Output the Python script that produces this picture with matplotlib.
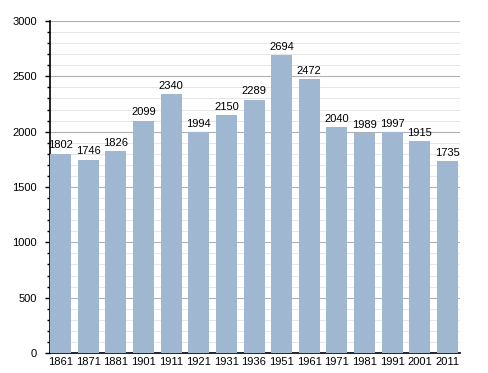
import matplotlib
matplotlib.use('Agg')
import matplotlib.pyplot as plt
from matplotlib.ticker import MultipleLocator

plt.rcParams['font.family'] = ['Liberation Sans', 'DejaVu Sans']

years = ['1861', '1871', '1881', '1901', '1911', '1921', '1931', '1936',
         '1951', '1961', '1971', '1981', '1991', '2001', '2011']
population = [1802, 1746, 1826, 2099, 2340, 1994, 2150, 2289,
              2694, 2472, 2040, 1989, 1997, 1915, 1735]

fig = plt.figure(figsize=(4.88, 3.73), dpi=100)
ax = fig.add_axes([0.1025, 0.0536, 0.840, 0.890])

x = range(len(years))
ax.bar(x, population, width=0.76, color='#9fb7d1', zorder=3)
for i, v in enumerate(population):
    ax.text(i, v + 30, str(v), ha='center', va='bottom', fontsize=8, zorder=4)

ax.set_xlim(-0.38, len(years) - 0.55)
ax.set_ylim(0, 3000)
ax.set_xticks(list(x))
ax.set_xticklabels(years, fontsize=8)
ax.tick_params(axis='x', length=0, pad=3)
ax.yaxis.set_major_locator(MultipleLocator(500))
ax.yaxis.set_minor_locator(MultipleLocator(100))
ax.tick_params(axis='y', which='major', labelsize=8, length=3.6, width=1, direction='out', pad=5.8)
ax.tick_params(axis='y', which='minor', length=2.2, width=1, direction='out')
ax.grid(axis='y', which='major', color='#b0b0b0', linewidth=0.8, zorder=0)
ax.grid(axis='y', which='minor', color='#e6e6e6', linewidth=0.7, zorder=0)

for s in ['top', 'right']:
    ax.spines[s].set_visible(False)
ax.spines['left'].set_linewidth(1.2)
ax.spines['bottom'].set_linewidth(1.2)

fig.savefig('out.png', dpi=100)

----

## PROBLEM TO WORK ON
Pictures are excluded; copy all other data exactly as shown.

## ANSWER FOR THIS EXERCISE
Output the Python script that produces this picture with matplotlib.
import matplotlib
matplotlib.use('Agg')
import matplotlib.pyplot as plt
from matplotlib.ticker import MultipleLocator

plt.rcParams['font.family'] = ['Liberation Sans', 'DejaVu Sans']

years = ['1861', '1871', '1881', '1901', '1911', '1921', '1931', '1936',
         '1951', '1961', '1971', '1981', '1991', '2001', '2011']
population = [1802, 1746, 1826, 2099, 2340, 1994, 2150, 2289,
              2694, 2472, 2040, 1989, 1997, 1915, 1735]

fig = plt.figure(figsize=(4.88, 3.73), dpi=100)
ax = fig.add_axes([0.1025, 0.0536, 0.840, 0.890])

x = range(len(years))
ax.bar(x, population, width=0.76, color='#9fb7d1', zorder=3)
for i, v in enumerate(population):
    ax.text(i, v + 30, str(v), ha='center', va='bottom', fontsize=8, zorder=4)

ax.set_xlim(-0.38, len(years) - 0.55)
ax.set_ylim(0, 3000)
ax.set_xticks(list(x))
ax.set_xticklabels(years, fontsize=8)
ax.tick_params(axis='x', length=0, pad=3)
ax.yaxis.set_major_locator(MultipleLocator(500))
ax.yaxis.set_minor_locator(MultipleLocator(100))
ax.tick_params(axis='y', which='major', labelsize=8, length=3.6, width=1, direction='out', pad=5.8)
ax.tick_params(axis='y', which='minor', length=2.2, width=1, direction='out')
ax.grid(axis='y', which='major', color='#b0b0b0', linewidth=0.8, zorder=0)
ax.grid(axis='y', which='minor', color='#e6e6e6', linewidth=0.7, zorder=0)

for s in ['top', 'right']:
    ax.spines[s].set_visible(False)
ax.spines['left'].set_linewidth(1.2)
ax.spines['bottom'].set_linewidth(1.2)

fig.savefig('out.png', dpi=100)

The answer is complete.